◆ WHAT YOU SHOULD DO: Omit pictures and quote the listing below line by line, from its start through the line that holds "plt.rcParams['font.family'] = ['Noto".

[Records from a collection]
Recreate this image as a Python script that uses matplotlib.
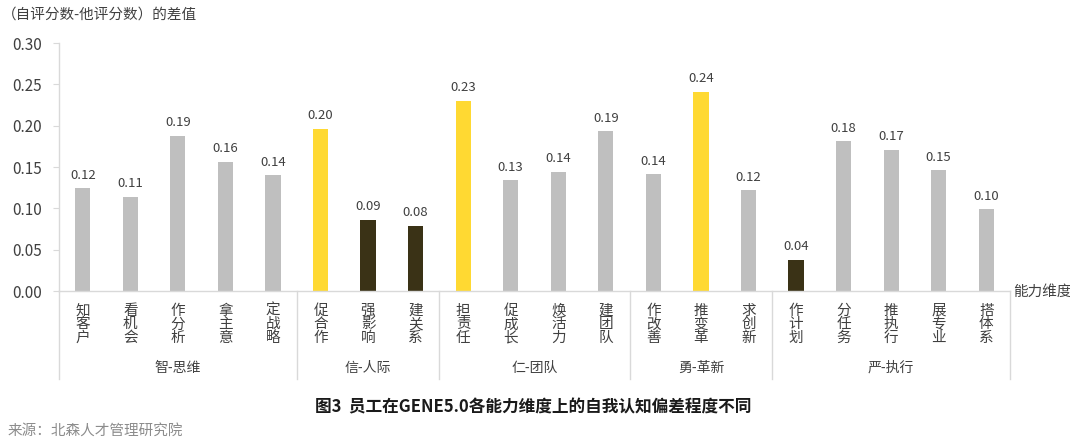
import numpy as np
import matplotlib
matplotlib.use('Agg')
import matplotlib.pyplot as plt
import matplotlib.transforms as mtransforms

plt.rcParams['font.family'] = ['Noto Sans CJK SC', 'DejaVu Sans']

#----------------------------------------------------- DATA
categories = ['知客户', '看机会', '作分析', '拿主意', '定战略',
              '促合作', '强影响', '建关系',
              '担责任', '促成长', '焕活力', '建团队',
              '作改善', '推变革', '求创新',
              '作计划', '分任务', '推执行', '展专业', '搭体系']
values = [0.124, 0.114, 0.188, 0.156, 0.140,
          0.196, 0.086, 0.079,
          0.230, 0.134, 0.144, 0.193,
          0.141, 0.241, 0.122,
          0.038, 0.181, 0.171, 0.146, 0.099]
# g = grey, y = yellow (high), d = dark (low)
kinds = ['g', 'g', 'g', 'g', 'g',
         'y', 'd', 'd',
         'y', 'g', 'g', 'g',
         'g', 'y', 'g',
         'd', 'g', 'g', 'g', 'g']
groups = ['智-思维', '信-人际', '仁-团队', '勇-革新', '严-执行']
group_sizes = [5, 3, 4, 3, 5]
yticks = [0.00, 0.05, 0.10, 0.15, 0.20, 0.25, 0.30]

colmap = {'g': '#BFBFBF', 'y': '#FFD932', 'd': '#3A3216'}
txtcol = '#404040'
linecol = '#D9D9D9'

#----------------------------------------------------- FIGURE
fig = plt.figure(figsize=(10.70, 4.44), dpi=100)
ax = fig.add_axes([59/1070, 1-291/444, (1010-59)/1070, (291-43)/444])

x = np.arange(len(categories))
ax.bar(x, values, width=0.32, color=[colmap[k] for k in kinds], zorder=2)

for xi, v in zip(x, values):
    ax.text(xi, v + 0.008, '%.2f' % v, ha='center', va='bottom',
            fontsize=9.5, color=txtcol)

ax.set_xlim(-0.5, len(categories) - 0.5)
ax.set_ylim(0, 0.30)
ax.set_yticks(yticks)
ax.set_yticklabels(['%.2f' % t for t in yticks], fontsize=11, color=txtcol)
ax.tick_params(axis='y', length=4, color=linecol, pad=8)
ax.set_xticks([])

for s in ['top', 'right']:
    ax.spines[s].set_visible(False)
for s in ['left', 'bottom']:
    ax.spines[s].set_color(linecol)
    ax.spines[s].set_linewidth(1.0)

# category labels, vertical stacked characters
trans = mtransforms.blended_transform_factory(ax.transData, ax.transAxes)
for xi, c in zip(x, categories):
    ax.text(xi, -0.052, '\n'.join(c), transform=trans, ha='center', va='top',
            fontsize=10.5, color=txtcol, linespacing=0.95)

# group separators and labels
bounds = np.concatenate([[0], np.cumsum(group_sizes)]) - 0.5
for b in bounds:
    ax.plot([b, b], [0, -0.353], transform=trans, color=linecol,
            linewidth=1.0, clip_on=False)
for i, g in enumerate(groups):
    mid = (bounds[i] + bounds[i + 1]) / 2
    ax.text(mid, -0.31, g, transform=trans, ha='center', va='center',
            fontsize=10, color=txtcol)

#----------------------------------------------------- TEXTS
fig.text(1013/1070, 1-292/444, '能力维度', ha='left', va='center',
         fontsize=10.5, color=txtcol)
fig.text(2/1070, 1-15/444, '（自评分数-他评分数）的差值', ha='left', va='center',
         fontsize=10.5, color=txtcol)
fig.text(533/1070, 1-407/444, '图3  员工在GENE5.0各能力维度上的自我认知偏差程度不同',
         ha='center', va='center', fontsize=12, fontweight='bold', color='#1A1A1A')
fig.text(8/1070, 1-432/444, '来源：北森人才管理研究院', ha='left', va='center',
         fontsize=10.5, color='#8C8C8C')

fig.savefig('out.png', dpi=100)
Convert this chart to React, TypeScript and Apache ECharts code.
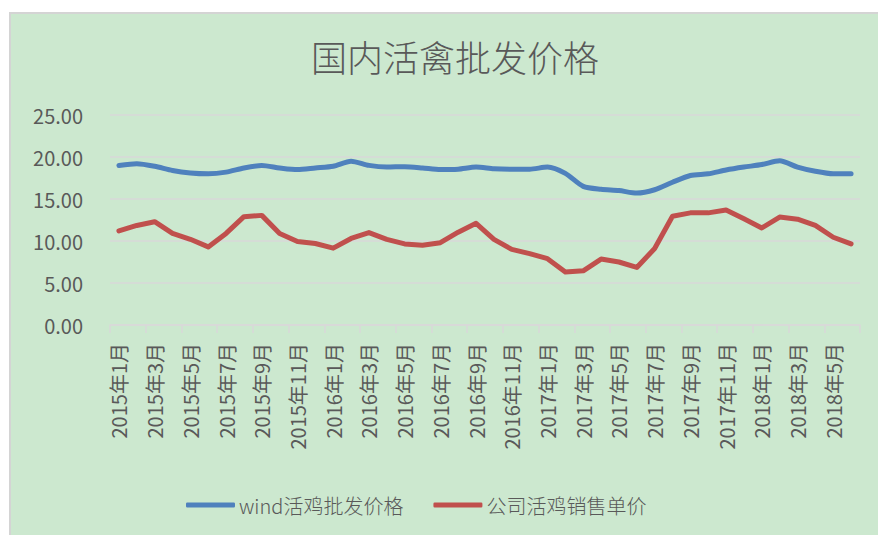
import React, { useEffect, useRef } from "react";
import * as echarts from "echarts";

const years = [2015, 2016, 2017, 2018];
const categories: string[] = [];
for (const y of years) {
  for (let m = 1; m <= 12; m++) {
    if (y === 2018 && m > 6) break;
    categories.push(`${y}年${m}月`);
  }
}

const windPrice = [
  19.0, 19.2, 18.9, 18.4, 18.1, 18.0, 18.2, 18.7, 19.0, 18.7, 18.5, 18.7, 18.9, 19.5,
  19.0, 18.8, 18.85, 18.7, 18.5, 18.55, 18.8, 18.6, 18.55, 18.55, 18.8, 18.05, 16.5, 16.15,
  16.0, 15.7, 16.1, 17.0, 17.8, 18.0, 18.45, 18.8, 19.1, 19.55, 18.8, 18.3, 18.0, 18.0,
];

const companyPrice = [
  11.2, 11.85, 12.3, 10.9, 10.2, 9.3, 10.9, 12.9, 13.05, 10.9, 9.95, 9.7, 9.15, 10.3,
  11.0, 10.2, 9.65, 9.5, 9.8, 11.05, 12.1, 10.2, 9.0, 8.5, 7.9, 6.3, 6.45, 7.85,
  7.5, 6.85, 9.1, 12.95, 13.35, 13.35, 13.7, 12.65, 11.55, 12.85, 12.6, 11.85, 10.45, 9.65,
];

const seriesNames = ["wind活鸡批发价格", "公司活鸡销售单价"];
const titleText = "国内活禽批发价格";

const FONT = "'Noto Sans CJK SC', 'Noto Sans', sans-serif";
const TEXT_COLOR = "#595959";

export default function App() {
  const ref = useRef<HTMLDivElement>(null);
  useEffect(() => {
    if (!ref.current) return;
    const chart = echarts.init(ref.current, null, { renderer: "svg" });
    chart.setOption({
      animation: false,
      backgroundColor: "transparent",
      textStyle: { fontFamily: FONT },
      title: {
        text: titleText,
        left: 450,
        textAlign: "center",
        top: 33,
        textStyle: { fontSize: 36, fontWeight: 300, color: TEXT_COLOR, fontFamily: FONT },
      },
      legend: {
        left: 181,
        top: 490,
        itemWidth: 49,
        itemHeight: 5,
        itemGap: 30,
        icon: "roundRect",
        textStyle: { fontSize: 20, fontWeight: 300, color: TEXT_COLOR, fontFamily: FONT, padding: [0, 0, 0, -1] },
        data: seriesNames,
      },
      grid: { left: 110, right: 18, top: 115, bottom: 210, containLabel: false },
      xAxis: {
        type: "category",
        data: categories,
        boundaryGap: true,
        axisLine: { show: true, lineStyle: { color: "#d9d9d9", width: 1.5 } },
        axisTick: { show: true, interval: 1, length: 8, lineStyle: { color: "#d9d9d9", width: 1.5 } },
        axisLabel: {
          interval: 1,
          rotate: 90,
          margin: 18,
          fontSize: 20,
          color: TEXT_COLOR,
          fontFamily: FONT,
        },
        splitLine: { show: false },
      },
      yAxis: {
        type: "value",
        min: 0,
        max: 25,
        interval: 5,
        axisLine: { show: false },
        axisTick: { show: false },
        axisLabel: {
          margin: 27,
          fontSize: 20,
          color: TEXT_COLOR,
          fontFamily: FONT,
          formatter: (v: number) => v.toFixed(2),
        },
        splitLine: { show: true, lineStyle: { color: "#d9d9d9", width: 1.5 } },
      },
      series: [
        {
          name: seriesNames[0],
          type: "line",
          data: windPrice,
          symbol: "none",
          smooth: 0.25,
          lineStyle: { color: "#4f81bd", width: 5, cap: "round", join: "round" },
          itemStyle: { color: "#4f81bd" },
        },
        {
          name: seriesNames[1],
          type: "line",
          data: companyPrice,
          symbol: "none",
          lineStyle: { color: "#c0504d", width: 5, cap: "round", join: "round" },
          itemStyle: { color: "#c0504d" },
        },
      ],
    });
    return () => chart.dispose();
  }, []);

  return (
    <div style={{ position: "fixed", left: 0, top: 0, width: 878, height: 535, background: "#ffffff" }}>
      <div
        style={{
          position: "absolute",
          left: 9,
          top: 12,
          width: 869,
          height: 523,
          boxSizing: "border-box",
          background: "#cce8cf",
          borderLeft: "2px solid #d4d4d4",
          borderTop: "2px solid #d4d4d4",
        }}
      />
      <div ref={ref} style={{ position: "absolute", left: 0, top: 0, width: 878, height: 535 }} />
    </div>
  );
}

◆ ANSWER FOR THE TASK:
Recreate this image as a Python script that uses matplotlib.
import numpy as np
import matplotlib
matplotlib.use('Agg')
import matplotlib.pyplot as plt
import matplotlib.transforms as mtransforms

plt.rcParams['font.family'] = ['Noto Sans CJK SC', 'DejaVu Sans']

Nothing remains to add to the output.